Drag Racing is in my blood, my father was part of a pit crew for a Pro Stocker back in the 70's.

My mare is like a Funny Car.

My mule is like a Dragster.

and my donkey is like a AA/fueler (altered)

Carriage, you may be the only one that knows what I'm talking about,but thats ok! LOL

Lorre


----------



## Carriage

Carriage, you may be the only one that knows what I'm talking about,but thats ok! LOL

Lorre

I do, I do, While its been many years since I was heavy into it, a few years ago I was planning a 4 bolt main 350 engineered into an 83 S-10. Nothing extravagant hp wise (400 to 450 hp) but focusing on handling.

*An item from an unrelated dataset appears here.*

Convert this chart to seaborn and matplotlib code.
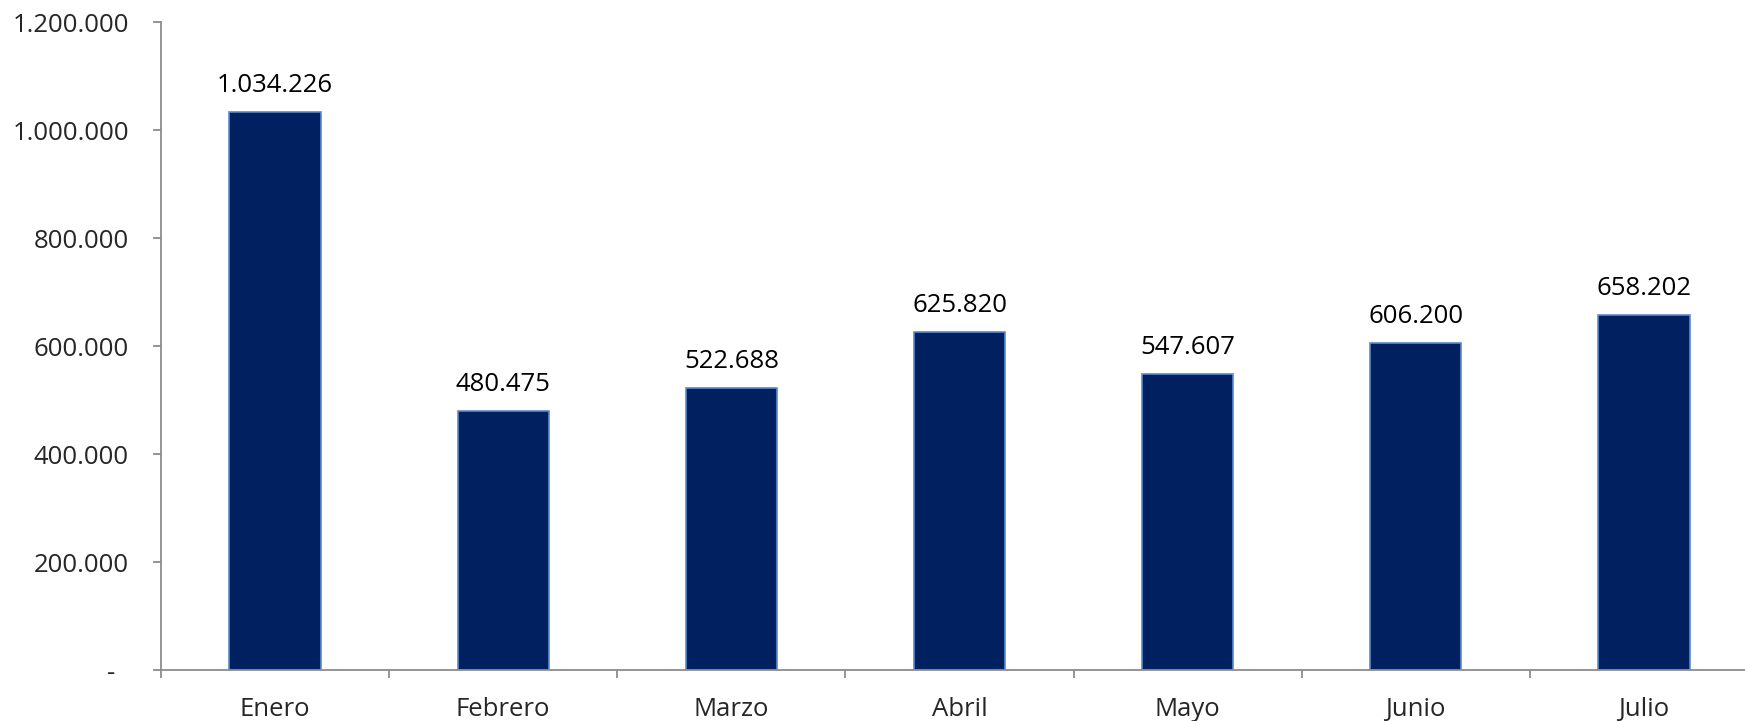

I wanted to be the first 4 wheel drive truck to do autocross. While life got in the way of that dream, it was fun planning for one more hot rod.... Maybe someday.... For now, I'm channeling for a different kind of horse power.

Bb

Graham Carriage Works

www.grahamcarriageworks.com


----------



## Lormule

Carriage,

Your bringing back memories........instead of a tool box, we now have a tack box,... LOL A Chevy man I see, LOVE IT! at least we are on the same page! We now pound the ground with hooves instead of Slicks.


----------



## rbminis

Hi, I am new to the forum too. I also consider myself pretty inexperienced! I don't have a donkey yet, but I am looking for one and hope to get one soon.

I just got my first mini, Taco, and I love him. He is a colt so I have to decide if I will geld him or not.

I am in West Tennessee and just wanted to say hi!

Rebecca


----------



## Lindi-loo

Hi from Wales in the UK 



..great that you finally joined and can share your thoughts ideas and your knowledge too


----------